— START OF Source excerpt —

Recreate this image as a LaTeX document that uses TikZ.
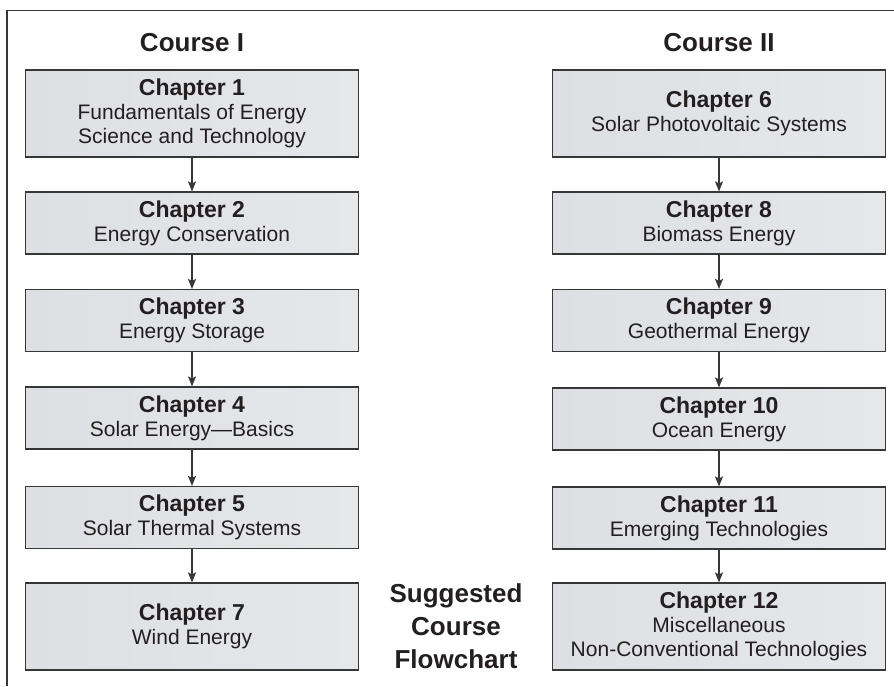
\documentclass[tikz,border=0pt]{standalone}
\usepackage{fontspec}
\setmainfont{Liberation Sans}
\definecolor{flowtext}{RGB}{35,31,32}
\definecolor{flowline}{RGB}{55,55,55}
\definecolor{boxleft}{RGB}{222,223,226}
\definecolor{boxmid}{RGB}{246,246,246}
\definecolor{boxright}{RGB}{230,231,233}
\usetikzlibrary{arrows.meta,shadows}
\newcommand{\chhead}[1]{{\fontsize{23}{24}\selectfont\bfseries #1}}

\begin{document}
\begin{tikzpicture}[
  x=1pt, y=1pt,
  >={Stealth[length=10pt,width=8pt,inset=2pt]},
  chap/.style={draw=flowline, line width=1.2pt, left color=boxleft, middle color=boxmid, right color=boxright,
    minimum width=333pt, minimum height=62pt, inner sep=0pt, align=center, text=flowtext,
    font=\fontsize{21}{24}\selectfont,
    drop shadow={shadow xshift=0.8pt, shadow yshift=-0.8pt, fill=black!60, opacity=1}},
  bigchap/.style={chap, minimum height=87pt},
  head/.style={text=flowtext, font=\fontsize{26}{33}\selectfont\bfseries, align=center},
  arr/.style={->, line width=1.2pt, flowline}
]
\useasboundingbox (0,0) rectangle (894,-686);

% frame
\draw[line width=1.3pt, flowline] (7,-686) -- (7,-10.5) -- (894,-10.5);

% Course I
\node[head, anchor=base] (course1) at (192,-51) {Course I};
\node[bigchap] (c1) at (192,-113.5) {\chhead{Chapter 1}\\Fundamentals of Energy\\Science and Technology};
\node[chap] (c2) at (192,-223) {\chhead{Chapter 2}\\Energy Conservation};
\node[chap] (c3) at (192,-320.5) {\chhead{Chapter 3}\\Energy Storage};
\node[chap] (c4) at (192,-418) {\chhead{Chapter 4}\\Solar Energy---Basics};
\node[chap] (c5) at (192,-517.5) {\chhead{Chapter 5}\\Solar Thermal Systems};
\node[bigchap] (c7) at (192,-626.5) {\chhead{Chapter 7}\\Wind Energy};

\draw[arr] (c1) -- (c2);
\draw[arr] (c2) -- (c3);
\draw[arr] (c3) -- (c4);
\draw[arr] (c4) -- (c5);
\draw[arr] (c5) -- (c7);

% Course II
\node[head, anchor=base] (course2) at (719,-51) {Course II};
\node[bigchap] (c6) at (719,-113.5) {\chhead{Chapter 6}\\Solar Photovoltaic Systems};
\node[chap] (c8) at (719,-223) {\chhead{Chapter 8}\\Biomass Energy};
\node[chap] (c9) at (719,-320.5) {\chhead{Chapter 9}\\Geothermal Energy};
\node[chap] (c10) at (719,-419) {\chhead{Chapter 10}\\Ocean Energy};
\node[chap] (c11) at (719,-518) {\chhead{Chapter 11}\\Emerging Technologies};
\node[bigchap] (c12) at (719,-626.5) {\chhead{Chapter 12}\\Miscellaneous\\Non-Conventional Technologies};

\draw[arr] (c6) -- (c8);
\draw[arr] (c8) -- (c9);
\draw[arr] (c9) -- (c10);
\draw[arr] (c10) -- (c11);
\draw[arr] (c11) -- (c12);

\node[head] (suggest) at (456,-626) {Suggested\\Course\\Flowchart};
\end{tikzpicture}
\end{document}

— END OF Source excerpt —

#### What to work on:
Without the pictures, write out all of the material exactly.

#### Exercise result:
Recreate this image as a LaTeX document that uses TikZ.
\documentclass[tikz,border=0pt]{standalone}
\usepackage{fontspec}
\setmainfont{Liberation Sans}
\definecolor{flowtext}{RGB}{35,31,32}
\definecolor{flowline}{RGB}{55,55,55}
\definecolor{boxleft}{RGB}{222,223,226}
\definecolor{boxmid}{RGB}{246,246,246}
\definecolor{boxright}{RGB}{230,231,233}
\usetikzlibrary{arrows.meta,shadows}
\newcommand{\chhead}[1]{{\fontsize{23}{24}\selectfont\bfseries #1}}

\begin{document}
\begin{tikzpicture}[
  x=1pt, y=1pt,
  >={Stealth[length=10pt,width=8pt,inset=2pt]},
  chap/.style={draw=flowline, line width=1.2pt, left color=boxleft, middle color=boxmid, right color=boxright,
    minimum width=333pt, minimum height=62pt, inner sep=0pt, align=center, text=flowtext,
    font=\fontsize{21}{24}\selectfont,
    drop shadow={shadow xshift=0.8pt, shadow yshift=-0.8pt, fill=black!60, opacity=1}},
  bigchap/.style={chap, minimum height=87pt},
  head/.style={text=flowtext, font=\fontsize{26}{33}\selectfont\bfseries, align=center},
  arr/.style={->, line width=1.2pt, flowline}
]
\useasboundingbox (0,0) rectangle (894,-686);

% frame
\draw[line width=1.3pt, flowline] (7,-686) -- (7,-10.5) -- (894,-10.5);

% Course I
\node[head, anchor=base] (course1) at (192,-51) {Course I};
\node[bigchap] (c1) at (192,-113.5) {\chhead{Chapter 1}\\Fundamentals of Energy\\Science and Technology};
\node[chap] (c2) at (192,-223) {\chhead{Chapter 2}\\Energy Conservation};
\node[chap] (c3) at (192,-320.5) {\chhead{Chapter 3}\\Energy Storage};
\node[chap] (c4) at (192,-418) {\chhead{Chapter 4}\\Solar Energy---Basics};
\node[chap] (c5) at (192,-517.5) {\chhead{Chapter 5}\\Solar Thermal Systems};
\node[bigchap] (c7) at (192,-626.5) {\chhead{Chapter 7}\\Wind Energy};

\draw[arr] (c1) -- (c2);
\draw[arr] (c2) -- (c3);
\draw[arr] (c3) -- (c4);
\draw[arr] (c4) -- (c5);
\draw[arr] (c5) -- (c7);

% Course II
\node[head, anchor=base] (course2) at (719,-51) {Course II};
\node[bigchap] (c6) at (719,-113.5) {\chhead{Chapter 6}\\Solar Photovoltaic Systems};
\node[chap] (c8) at (719,-223) {\chhead{Chapter 8}\\Biomass Energy};
\node[chap] (c9) at (719,-320.5) {\chhead{Chapter 9}\\Geothermal Energy};
\node[chap] (c10) at (719,-419) {\chhead{Chapter 10}\\Ocean Energy};
\node[chap] (c11) at (719,-518) {\chhead{Chapter 11}\\Emerging Technologies};
\node[bigchap] (c12) at (719,-626.5) {\chhead{Chapter 12}\\Miscellaneous\\Non-Conventional Technologies};

\draw[arr] (c6) -- (c8);
\draw[arr] (c8) -- (c9);
\draw[arr] (c9) -- (c10);
\draw[arr] (c10) -- (c11);
\draw[arr] (c11) -- (c12);

\node[head] (suggest) at (456,-626) {Suggested\\Course\\Flowchart};
\end{tikzpicture}
\end{document}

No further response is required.